### TASK TO COMPLETE
Some lines in the records below may hold the word "this"; give the number of those lines and nothing else.

### DATASET RECORDS
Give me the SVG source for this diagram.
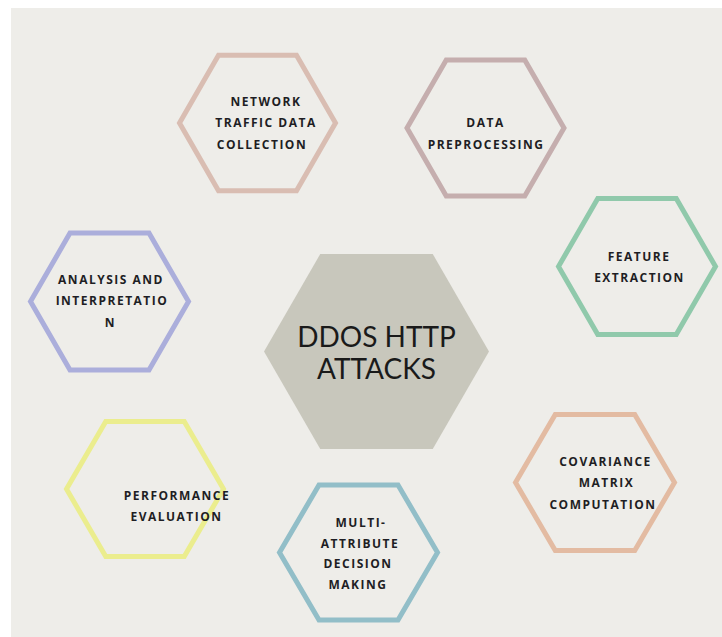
<svg xmlns="http://www.w3.org/2000/svg" width="722" height="637" viewBox="0 0 722 637">
<style>
.hx{fill:none;stroke-width:5;stroke-linejoin:miter}
.lb{font-family:"Open Sans","DejaVu Sans",sans-serif;font-weight:700;font-size:12px;letter-spacing:1.5px;fill:#1e1e24;text-anchor:middle}
.ct{font-family:Lato,"Liberation Sans",sans-serif;font-weight:400;font-size:28px;fill:#1a1a1a;text-anchor:middle}
</style>
<rect x="0" y="0" width="722" height="637" fill="#ffffff"/>
<rect x="11" y="8" width="711" height="629" fill="#eeede9"/>
<g id="center">
<polygon points="264,351.5 320.25,254 432.75,254 489,351.5 432.75,449 320.25,449" fill="#c8c7bc"/>
<text class="ct" x="376.5" y="347">DDOS HTTP</text>
<text class="ct" x="376.5" y="379">ATTACKS</text>
</g>
<g id="network">
<polygon class="hx" stroke="#d9bdb2" points="179.5,123 218.5,55.3 296.5,55.3 335.5,123 296.5,190.7 218.5,190.7"/>
<text class="lb" x="266" y="106">NETWORK</text>
<text class="lb" x="266" y="127">TRAFFIC DATA</text>
<text class="lb" x="262" y="149">COLLECTION</text>
</g>
<g id="preprocessing">
<polygon class="hx" stroke="#c5aeae" points="407,128 446.25,60 524.75,60 564,128 524.75,196 446.25,196"/>
<text class="lb" x="485.5" y="127">DATA</text>
<text class="lb" x="486" y="149">PREPROCESSING</text>
</g>
<g id="feature">
<polygon class="hx" stroke="#90c9ab" points="558.5,266.5 597.75,198.5 676.25,198.5 715.5,266.5 676.25,334.5 597.75,334.5"/>
<text class="lb" x="639" y="261">FEATURE</text>
<text class="lb" x="639.5" y="282">EXTRACTION</text>
</g>
<g id="covariance">
<polygon class="hx" stroke="#e3bba2" points="515.5,482.5 555.25,414.5 634.75,414.5 674.5,482.5 634.75,550.5 555.25,550.5"/>
<text class="lb" x="605.5" y="466">COVARIANCE</text>
<text class="lb" x="606.5" y="487">MATRIX</text>
<text class="lb" x="603" y="509">COMPUTATION</text>
</g>
<g id="mcdm">
<polygon class="hx" stroke="#92bec8" points="279.5,552.5 319,485 398,485 437.5,552.5 398,620 319,620"/>
<text class="lb" x="361" y="527">MULTI-</text>
<text class="lb" x="360" y="548">ATTRIBUTE</text>
<text class="lb" x="358" y="568">DECISION</text>
<text class="lb" x="358" y="589">MAKING</text>
</g>
<g id="performance">
<polygon class="hx" stroke="#ebed8e" points="66.5,489 105.75,421.5 184.25,421.5 223.5,489 184.25,556.5 105.75,556.5"/>
<text class="lb" x="177" y="500">PERFORMANCE</text>
<text class="lb" x="176.5" y="521">EVALUATION</text>
</g>
<g id="analysis">
<polygon class="hx" stroke="#abaedb" points="30.5,301.5 70,233.1 149,233.1 188.5,301.5 149,369.9 70,369.9"/>
<text class="lb" x="111" y="284">ANALYSIS AND</text>
<text class="lb" x="112" y="305">INTERPRETATIO</text>
<text class="lb" x="110.5" y="327">N</text>
</g>
<g id="connectors"/>
</svg>
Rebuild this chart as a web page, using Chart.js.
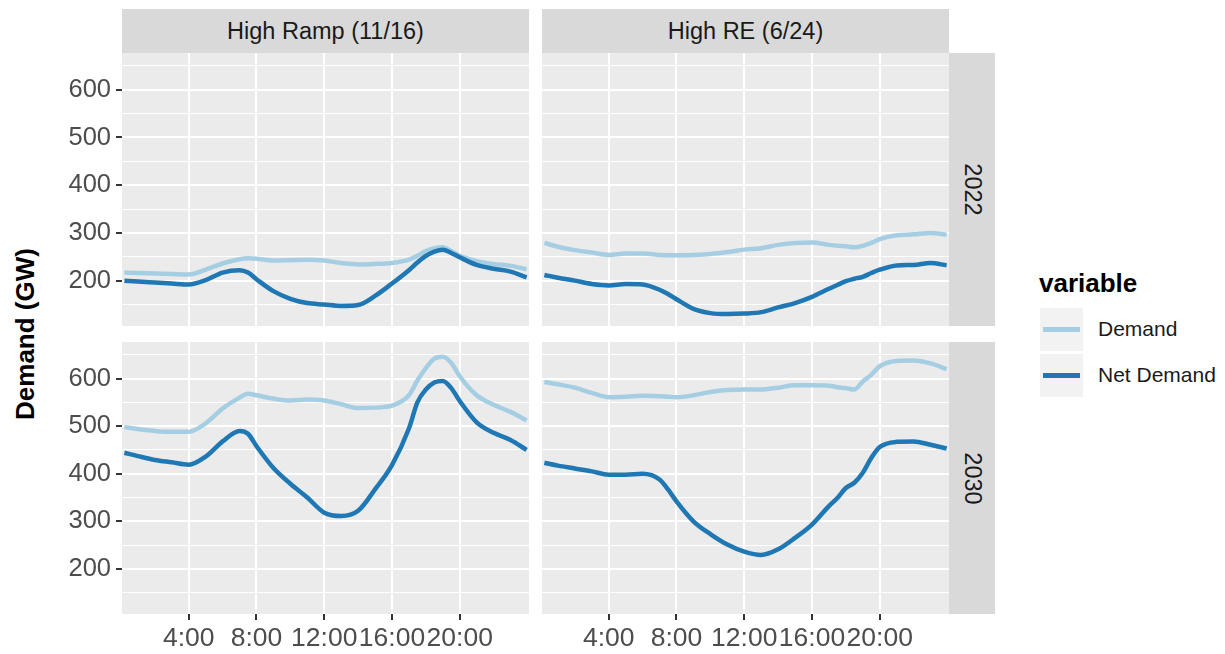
<!DOCTYPE html>
<html>
<head>
<meta charset="utf-8">
<script src="https://cdn.jsdelivr.net/npm/chart.js@4.4.0/dist/chart.umd.min.js"></script>
<style>
  body { margin: 0; background: #fff; font-family: "Liberation Sans", Arial, sans-serif; }
  #wrap { position: relative; width: 1225px; height: 654px; overflow: hidden; }
  .box { position: absolute; }
  .strip { position: absolute; background: #D9D9D9; color: #1A1A1A; font-size: 23.5px;
           display: flex; align-items: center; justify-content: center; }
  .vstrip span { transform: rotate(90deg); white-space: nowrap; }
  #ytitle { position: absolute; left: 25px; top: 334px; transform: translate(-50%, -50%) rotate(-90deg);
            font-size: 26px; font-weight: bold; color: #000; white-space: nowrap; }
  #legtitle { position: absolute; left: 1039px; top: 268px; font-size: 26px; font-weight: bold; color: #000; }
  .key { position: absolute; left: 1040px; width: 43px; height: 43px; background: #F2F2F2; }
  .key i { position: absolute; left: 3px; right: 3px; top: 19px; height: 5px; }
  .leglab { position: absolute; left: 1098px; font-size: 21px; color: #1A1A1A; }
</style>
</head>
<body>
<div id="wrap">
  <div class="strip" style="left:122px;top:9px;width:407px;height:44px;">High Ramp (11/16)</div>
  <div class="strip" style="left:542px;top:9px;width:407px;height:44px;">High RE (6/24)</div>
  <div class="strip vstrip" style="left:949px;top:53px;width:46px;height:273px;"><span>2022</span></div>
  <div class="strip vstrip" style="left:949px;top:342px;width:46px;height:272px;"><span>2030</span></div>

  <div class="box" style="left:60px;top:53px;width:469px;height:273px;"><canvas id="rampTop"></canvas></div>
  <div class="box" style="left:542px;top:53px;width:407px;height:273px;"><canvas id="reTop"></canvas></div>
  <div class="box" style="left:60px;top:342px;width:469px;height:312px;"><canvas id="rampBottom"></canvas></div>
  <div class="box" style="left:542px;top:342px;width:407px;height:312px;"><canvas id="reBottom"></canvas></div>

  <div id="ytitle">Demand (GW)</div>

  <div id="legtitle">variable</div>
  <div class="key" style="top:308px;"><i style="background:#A6CEE3"></i></div>
  <div class="key" style="top:354px;"><i style="background:#1F78B4"></i></div>
  <div class="leglab" style="top:317px;">Demand</div>
  <div class="leglab" style="top:363px;">Net Demand</div>
</div>

<script>
// hour of day
const hours = [0.2, 1, 2, 3, 4, 5, 6, 7, 7.5, 8, 9, 10, 11, 12, 13, 14, 15, 16, 17, 17.5, 18, 18.5, 19, 19.5, 20, 21, 22, 23, 23.95];

// High Ramp (11/16)
const rampDemand2022 = [217, 216, 215, 214, 213, 223, 236, 245, 247, 246, 242, 243, 244, 242, 237, 234, 235, 237, 244, 252, 262, 268, 270, 262, 252, 241, 235, 231, 224];
const rampNet2022    = [200, 198, 196, 194, 192, 201, 217, 222, 217, 203, 178, 162, 153, 150, 147, 149, 168, 194, 222, 238, 252, 261, 265, 258, 249, 233, 225, 219, 207];
const rampDemand2030 = [498, 494, 490, 488, 488, 506, 537, 560, 568, 565, 558, 554, 556, 554, 546, 538, 539, 543, 565, 596, 622, 642, 646, 633, 605, 565, 545, 530, 512];
const rampNet2030    = [444, 437, 429, 424, 419, 436, 468, 490, 484, 458, 412, 379, 350, 318, 311, 322, 367, 418, 495, 550, 577, 592, 595, 580, 553, 508, 486, 471, 450];

// High RE (6/24)
const reDemand2022 = [279, 271, 264, 259, 254, 257, 257, 254, 253, 253, 254, 256, 260, 265, 268, 275, 279, 280, 275, 273, 272, 270, 273, 279, 287, 295, 297, 300, 296];
const reNet2022    = [212, 206, 200, 193, 190, 193, 192, 181, 172, 161, 141, 132, 130, 131, 134, 144, 153, 166, 183, 191, 199, 204, 208, 216, 223, 232, 233, 237, 232];
const reDemand2030 = [593, 588, 581, 570, 561, 562, 564, 563, 562, 561, 565, 572, 576, 577, 577, 581, 586, 586, 585, 582, 580, 577, 594, 608, 626, 637, 638, 632, 620];
const reNet2030    = [423, 417, 411, 405, 398, 398, 400, 388, 367, 342, 300, 273, 251, 236, 229, 241, 265, 293, 332, 349, 370, 381, 402, 433, 456, 467, 468, 461, 453];

const xTicks = [4, 8, 12, 16, 20];
const yTicks = [150, 200, 250, 300, 350, 400, 450, 500, 550, 600, 650];

Chart.defaults.font.family = "'Liberation Sans', Arial, sans-serif";

const panelBg = {
    id: 'panelBg',
    beforeDraw(chart) {
        const a = chart.chartArea;
        const ctx = chart.ctx;
        ctx.save();
        ctx.fillStyle = '#EBEBEB';
        ctx.fillRect(a.left, a.top, a.right - a.left, a.bottom - a.top);
        ctx.restore();
    }
};

function toPoints(values) {
    return hours.map((h, i) => ({ x: h, y: values[i] }));
}

function makePanel(id, demand, net, showY, showX) {
    const ctx = document.getElementById(id).getContext('2d');
    return new Chart(ctx, {
        type: 'line',
        data: {
            datasets: [{
                label: 'Net Demand',
                data: toPoints(net),
                borderColor: '#1F78B4',
                borderWidth: 4.5,
                order: 0
            }, {
                label: 'Demand',
                data: toPoints(demand),
                borderColor: '#A6CEE3',
                borderWidth: 4.5,
                order: 1
            }]
        },
        options: {
            responsive: true,
            maintainAspectRatio: false,
            animation: false,
            layout: { padding: 0 },
            elements: {
                point: { radius: 0 },
                line: { cubicInterpolationMode: 'monotone', borderCapStyle: 'butt' }
            },
            plugins: { legend: { display: false }, tooltip: { enabled: false } },
            scales: {
                x: {
                    type: 'linear',
                    min: 0.06,
                    max: 24.09,
                    afterBuildTicks: s => { s.ticks = xTicks.map(v => ({ value: v })); },
                    afterFit: s => { s.height = showX ? 40 : 0; s.paddingLeft = 0; s.paddingRight = 0; },
                    border: { display: false },
                    grid: {
                        color: '#FFFFFF',
                        lineWidth: 2,
                        drawTicks: showX,
                        tickLength: 6,
                        tickWidth: 2,
                        tickColor: '#333333'
                    },
                    ticks: {
                        display: showX,
                        padding: 3,
                        color: '#4D4D4D',
                        font: { size: 26.5 },
                        maxRotation: 0,
                        autoSkip: false,
                        callback: v => v + ':00'
                    }
                },
                y: {
                    type: 'linear',
                    min: 105,
                    max: 677,
                    afterBuildTicks: s => { s.ticks = yTicks.map(v => ({ value: v })); },
                    afterFit: s => { s.width = showY ? 62 : 0; s.paddingTop = 0; s.paddingBottom = 0; },
                    border: { display: false },
                    grid: {
                        color: '#FFFFFF',
                        lineWidth: c => (c.tick && c.tick.value % 100 === 0) ? 2 : 1,
                        drawTicks: showY,
                        tickLength: 6,
                        tickWidth: 2,
                        tickColor: c => (c.tick && c.tick.value % 100 === 0) ? '#333333' : 'rgba(0,0,0,0)'
                    },
                    ticks: {
                        display: showY,
                        padding: 5,
                        color: '#4D4D4D',
                        font: { size: 25.5 },
                        autoSkip: false,
                        callback: v => (v % 100 === 0) ? String(v) : ''
                    }
                }
            }
        },
        plugins: [panelBg]
    });
}

makePanel('rampTop', rampDemand2022, rampNet2022, true, false);
makePanel('reTop', reDemand2022, reNet2022, false, false);
makePanel('rampBottom', rampDemand2030, rampNet2030, true, true);
makePanel('reBottom', reDemand2030, reNet2030, false, true);
</script>
</body>
</html>
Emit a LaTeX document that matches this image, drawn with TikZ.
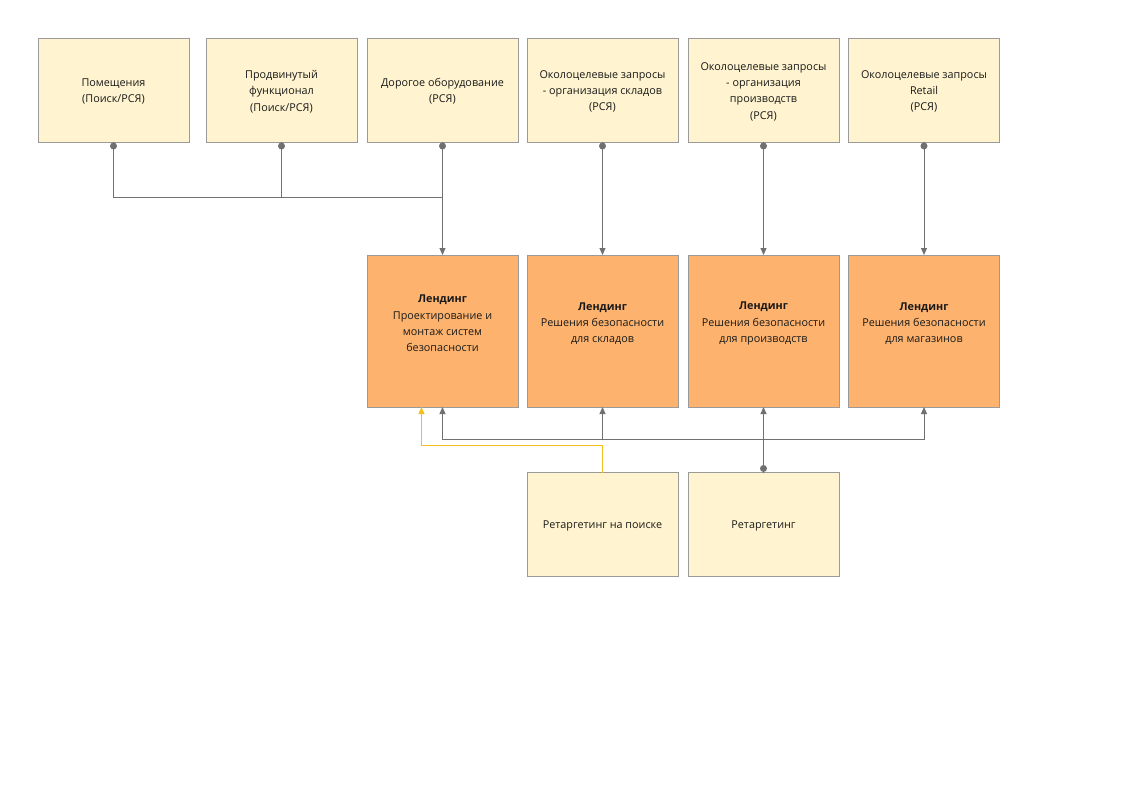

### FULL OUTPUT
3